You do in every instance where there is existing foul / waste pipework that you cannot confirm the type / specifications of. If in doubt, pipe goes out. As @PeterW says, the boiler PRV is a normally closed valve so no through draft can occur, and if you're that worried about this rather insignificant cold bridge, just cut the pipe off inside, drill back through at 25mm diameter and push a 21.5mm pvc overflow pipe into the wall as a sleeve. Seal that both ends with a suitable sealant. Re-fit the 15mm copper pipe through the sleeve, and fill the gap around the copper pipe with expanding foam at both ends. Problem ( if one actually exists ) solved.

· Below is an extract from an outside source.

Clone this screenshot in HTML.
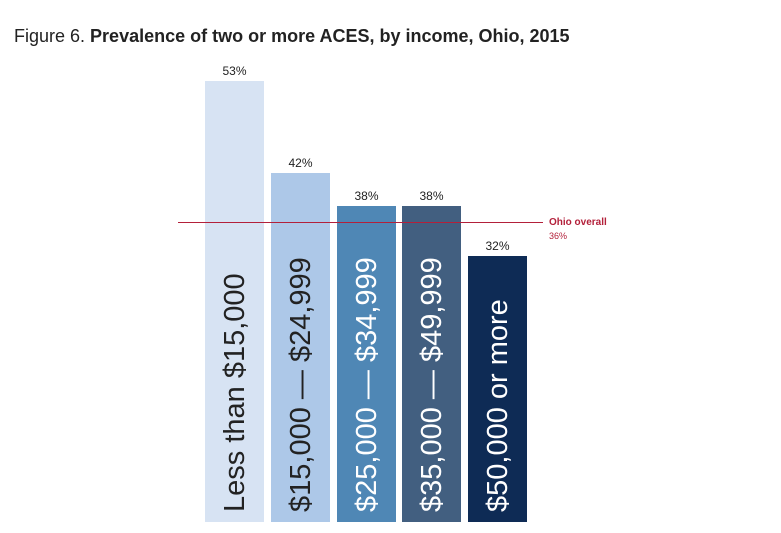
<!DOCTYPE html>
<html><head><style>
body{margin:0;width:781px;height:533px;background:#fff;font-family:"Liberation Sans",sans-serif;position:relative;overflow:hidden}
.t{position:absolute;left:14px;top:26px;font-size:18px;color:#222}
.b{position:absolute;bottom:11px;width:59px}
.v{position:absolute;font-size:12px;color:#222;width:59px;text-align:center}
.l{position:absolute;bottom:-24px;left:50%;transform-origin:0 0;transform:rotate(-90deg) translateY(-50%);white-space:nowrap;font-size:29px;color:#fff;font-weight:300;line-height:34px}
</style></head><body>
<div class="t">Figure 6. <b>Prevalence of two or more ACES, by income, Ohio, 2015</b></div>
<div class="b" style="left:205px;top:81px;background:#d7e3f3"><div class="l" style="color:#222;top:auto">Less than $15,000</div></div>
<div class="b" style="left:271px;top:173px;background:#adc8e8"><div class="l" style="color:#222">$15,000 — $24,999</div></div>
<div class="b" style="left:337px;top:206px;background:#4f87b5"><div class="l">$25,000 — $34,999</div></div>
<div class="b" style="left:402px;top:206px;background:#425f80"><div class="l">$35,000 — $49,999</div></div>
<div class="b" style="left:468px;top:256px;background:#0e2b55"><div class="l">$50,000 or more</div></div>
<div class="v" style="left:205px;top:64px">53%</div>
<div class="v" style="left:271px;top:156px">42%</div>
<div class="v" style="left:337px;top:189px">38%</div>
<div class="v" style="left:402px;top:189px">38%</div>
<div class="v" style="left:468px;top:239px">32%</div>
<div style="position:absolute;left:178px;top:222px;width:365px;height:1px;background:#b3203a"></div>
<div style="position:absolute;left:549px;top:217px;font-size:10px;font-weight:bold;color:#b3203a">Ohio overall</div>
<div style="position:absolute;left:549px;top:231px;font-size:9px;color:#b3203a">36%</div>
</body></html>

Hi. OK, you seem to be all over the place with the replies here, so let me clear a path for you. Incorrect. The heating circuit can easily support an UVC / TS etc, simply by adding 2-port zone valves to split the heating flow and then running that to the heating coil of the storage tank. The downside is that the combi then, ideally, wouldn't be used as the return path for the hot water a) due to the restrictions through the combi plate heat exchanger, and b) because the combi does one job or the other, eg DHW or heating out, not both together. This means that all the time DHW flows through the combi, it will ignore the heating circuit completely thus not maintaining the temp of the UVC. To get 2 showers running simultaneously, and with good flow, you will definitely need to store hot water in an UVC. I would not recommend the pump as with the new cold mains in place you should find things 'sufficient' as is. You'll lose the inherent restrictions, in-built into the DHW gubbings of a combi, by going mains > UVC > outlets, plus the hot and cold feeds to all the mixer outlets will also be balanced by the control group supplied with the UVC. That gives a 22mm outlet to the UVC and a 22mm outlet to cold mixer feeds, both at the same potential. For this setup you will need to plumb the house correctly, with all monoblock taps / mixers etc all piped back to the same place at the UVC. Cold feed appliances, WC's, and DEFFO the outside tap need to be tee'd off the cold mains the second it comes into the house. Ideally the outside tap should come off the rising cold mains before the first domestic stopcock within the property. The combi can be run to the most infrequently used hot tap in the house, and the one open for as little a time period as possible ( probably the cloakroom wash basin ) so the DHW priority when it's in DHW mode is not dominated by that outlet eg it stops servicing heating output to rads / UVC. Ignore the dynamic pressure readings as they are academic, because you can get great performance from a shower with little to zero dynamic pressure. It's flow rate l/p/m that matters here. Plumb the house to have a rising dedicated 22mm cold feed that services the UVC only to maximise performance.